In the Comox Valley you only have to look up to see all that snow from a record-setting season at the Mount Washington Alpine Resort.
With the approach of May, BC Hydro will be closely monitoring how all that snow will melt, Stephen Watson of Hydro’s Vancouver Island community relations said Wednesday. The Upper Wolf River weather station towards Campbell River is also showing high amounts of snow, with a snowmelt-to-water equivalent of about 2,200 millimetres.
This is about 160 per cent above normal and the second-highest on record. An average snowpack year is about 1,350 mm water equivalent.
BC Hydro considers the annual snowpack along with about 50 years of inflow data to forecast potential inflows into the Puntledge River watershed.
The Water Supply Forecast, done at the beginning of the month, indicates April to September runoff volume to be about 121 per cent of normal with a variance of about 20 per cent should it turn dry or wet. This forecast will be updated around May 9 to reflect the latest basin snow conditions and it is expected to stay well above normal.
This information is important so that BC Hydro can operate to conserve water in dry-looking years, such as 2008 and 2009, or in a wet-looking forecasts like this year, run the Puntledge River Generating Station at full capacity to create more room in the reservoir to absorb the melting snow.
The snowpack historically peaks at this time of year and then begins to slowly melt until depleted around the end of July. The Comox Lake Reservoir is currently at 133.75 metres and holding steady. It is considered full at 135.3 m.
“Given the large winter storm events over the past few years, there is some community concern for the potential flood risk with the record snowpack,” Watson noted. “At this time of year there are a number of factors that are in our favour, and this includes lower high tides, a low-elevation Tsolum River watershed that should see limited snowmelt runoff, and smaller storm systems.”
In looking at BC Hydro records dating back to 1963, the water inflows into Comox Lake Reservoir have not exceeded 200 cubic metres per second (m3/s) from May to June. These are well below the flood level inflows of 400 m3/s and beyond that can take place in the winter.
BC Hydro will run the generating station at full capacity but that will not enough to control reservoir levels over the next few months, Watson said.
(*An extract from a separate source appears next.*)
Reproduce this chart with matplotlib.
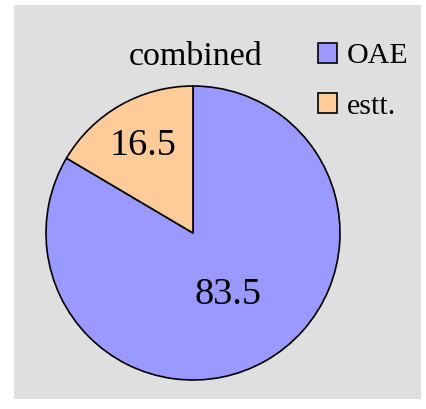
import numpy as np
import matplotlib
matplotlib.use("Agg")
import matplotlib.pyplot as plt
from matplotlib.patches import Patch

title = "combined"
categories = ["OAE", "estt."]
values = [83.5, 16.5]
value_labels = ["83.5", "16.5"]
colors = ["#9999FF", "#FFCC99"]
label_dist = [0.48, 0.68]

W, H = 427, 409
plt.rcParams['font.family'] = ['Liberation Serif', 'DejaVu Serif']
fig = plt.figure(figsize=(W / 100, H / 100), dpi=100, facecolor="white")

# gray chart area
bg = fig.add_axes([14 / W, 1 - 399 / H, (421 - 14) / W, (399 - 5) / H], zorder=-10)
bg.set_facecolor("#DFDFDF")
bg.set_xticks([])
bg.set_yticks([])
for s in bg.spines.values():
    s.set_visible(False)

cx, cy, R = 193, 233, 147
ax = fig.add_axes([(cx - R) / W, (H - cy - R) / H, 2 * R / W, 2 * R / H], zorder=1)
ax.set_facecolor("none")
wedges, _ = ax.pie(values, colors=colors, startangle=90, counterclock=False,
                   radius=1, wedgeprops=dict(edgecolor="black", linewidth=1.2))
ax.set_xlim(-1.0, 1.0)
ax.set_ylim(-1.0, 1.0)
ax.set_aspect("equal")
ax.axis("off")

for w, lab, d in zip(wedges, value_labels, label_dist):
    ang = np.deg2rad((w.theta1 + w.theta2) / 2)
    ax.text(d * np.cos(ang), d * np.sin(ang), lab, ha="center", va="center",
            fontsize=27.5)

fig.text(196 / W, 1 - 65 / H, title, ha="center", va="baseline", fontsize=24.5)

handles = [Patch(facecolor=c, edgecolor="black", linewidth=1.2) for c in colors]
fig.legend(handles, categories, loc="upper left",
           bbox_to_anchor=(318 / W, 1 - 43 / H), frameon=False,
           fontsize=21.6, borderpad=0, borderaxespad=0,
           handlelength=0.63, handleheight=0.63, handletextpad=0.33,
           labelspacing=0.8)

fig.savefig("out.png", dpi=100, facecolor="white")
From May onward, this will translate into a significant number of controlled spill events.
To create more storage room, this weekend, BC Hydro will increase the discharge from the Comox Dam from 32 m3/s to about 110 m3/s. This threefold increase in the Puntledge River will begin Friday night and last through Sunday before returning to normal river flows.
BC Hydro’s preliminary operational plan is to release the same amount of water on May 14 and 15, May 21 and 23, during the 2011 Puntledge River Paddle Festival on May 28 and 29, and June 4 and 5.
BC Hydro advises the public to stay away from the Puntledge River during these high water flow events.
“This proactive operating plan has a number of benefits, such as trying to stay ahead of potentially high rates of snowmelt, a consideration for fish rearing from mid-June onward, and by providing whitewater enthusiasts advance notice of ideal river conditions,” Watson stated.
BC Hydro anticipates the reservoir to be hovering at full levels through July. The spring and summer temperatures, rate of the snowmelt, and rainfall amounts are large unknowns. BC Hydro will continue to inform the community of any significant operational changes as it balances all water use interests over the next few months, he said.
The water supply forecast bodes well for power generation, river recreation, to domestic water supply. BC Hydro plans to release its Campbell River operations update on Monday.